begin Supplied information

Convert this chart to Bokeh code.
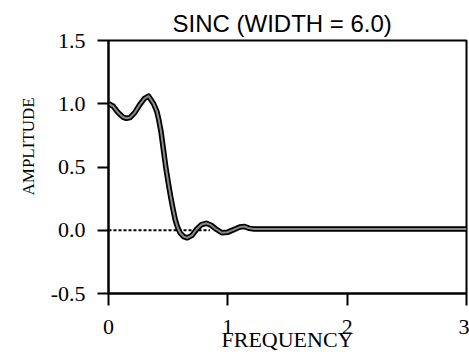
from bokeh.plotting import figure
from bokeh.models import FixedTicker, NumeralTickFormatter, Title
from bokeh.embed import file_html
from bokeh.resources import INLINE

title_text = "SINC (WIDTH = 6.0)"
x_label = "FREQUENCY"
y_label = "AMPLITUDE"

x_ticks = [0, 1, 2, 3]
y_ticks = [-0.5, 0.0, 0.5, 1.0, 1.5]

freq = [0.00, 0.04, 0.08, 0.12, 0.15, 0.18, 0.22, 0.26, 0.30, 0.336, 0.378,
        0.405, 0.42, 0.44, 0.46, 0.48, 0.50, 0.52, 0.54, 0.56, 0.58, 0.60,
        0.63, 0.66, 0.70, 0.74, 0.78, 0.82, 0.86, 0.90, 0.95, 1.00, 1.05,
        1.10, 1.14, 1.18, 1.22, 3.00]
amplitude = [1.00, 0.98, 0.93, 0.895, 0.885, 0.89, 0.93, 0.99, 1.04, 1.06, 1.00,
             0.94, 0.88, 0.78, 0.64, 0.50, 0.38, 0.27, 0.17, 0.08, 0.02, -0.02,
             -0.05, -0.06, -0.04, 0.01, 0.045, 0.055, 0.04, 0.01, -0.02, -0.015, 0.005,
             0.025, 0.03, 0.015, 0.01, 0.01]

zero_x = [0.0, 0.85]
zero_y = [0.0, 0.0]

p = figure(width=469, height=362, x_range=(0, 3), y_range=(-0.5, 1.5),
           output_backend="svg", toolbar_location=None,
           min_border_left=108, min_border_right=3, min_border_top=40,
           min_border_bottom=69)
p.background_fill_color = "white"
p.border_fill_color = "white"
p.grid.visible = False
p.outline_line_color = "black"
p.outline_line_width = 2

serif = "Liberation Serif"

p.title.text = title_text
p.title.align = "left"
p.title.offset = 64
p.title.text_font = "Liberation Sans"
p.title.text_font_size = "24px"
p.title.text_font_style = "normal"
p.title.text_color = "black"
p.title.standoff = 8

for ax in (p.xaxis, p.yaxis):
    ax.axis_line_color = "black"
    ax.axis_line_width = 2
    ax.major_tick_line_color = "black"
    ax.major_tick_line_width = 2
    ax.major_tick_in = 0
    ax.minor_tick_line_color = None
    ax.major_label_text_font = serif
    ax.major_label_text_font_size = "22px"
    ax.major_label_text_color = "black"

p.xaxis.ticker = FixedTicker(ticks=x_ticks)
p.xaxis.major_tick_out = 12
p.xaxis.major_label_standoff = 14
p.xaxis.axis_label = x_label
p.xaxis.axis_label_text_font = serif
p.xaxis.axis_label_text_font_size = "22px"
p.xaxis.axis_label_text_font_style = "normal"
p.xaxis.axis_label_text_color = "black"
p.xaxis.axis_label_standoff = -10

p.yaxis.ticker = FixedTicker(ticks=y_ticks)
p.yaxis.formatter = NumeralTickFormatter(format="0.0")
p.yaxis.major_tick_out = 11
p.yaxis.major_label_standoff = 12

ytitle = Title(text=y_label, align="left", offset=98, standoff=19,
               text_font=serif, text_font_size="17px", text_font_style="normal",
               text_color="black")
p.add_layout(ytitle, "left")

p.line(zero_x, zero_y, line_color="black", line_width=2, line_dash="3 2")
p.line(freq, amplitude, line_color="black", line_width=5.5, line_join="round")
p.line(freq, amplitude, line_color="#8a8a8a", line_width=2, line_join="round")

open("out.html", "w").write(file_html(p, INLINE))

end Supplied information

## [What is being asked]
Copy nothing but the lines from the first one in the listing through the line with "y_ticks = [-0.5, 0.0, 0.5, 1.0, 1.5]", and omit the pictures.

## [Finished answer]
Convert this chart to Bokeh code.
from bokeh.plotting import figure
from bokeh.models import FixedTicker, NumeralTickFormatter, Title
from bokeh.embed import file_html
from bokeh.resources import INLINE

title_text = "SINC (WIDTH = 6.0)"
x_label = "FREQUENCY"
y_label = "AMPLITUDE"

x_ticks = [0, 1, 2, 3]
y_ticks = [-0.5, 0.0, 0.5, 1.0, 1.5]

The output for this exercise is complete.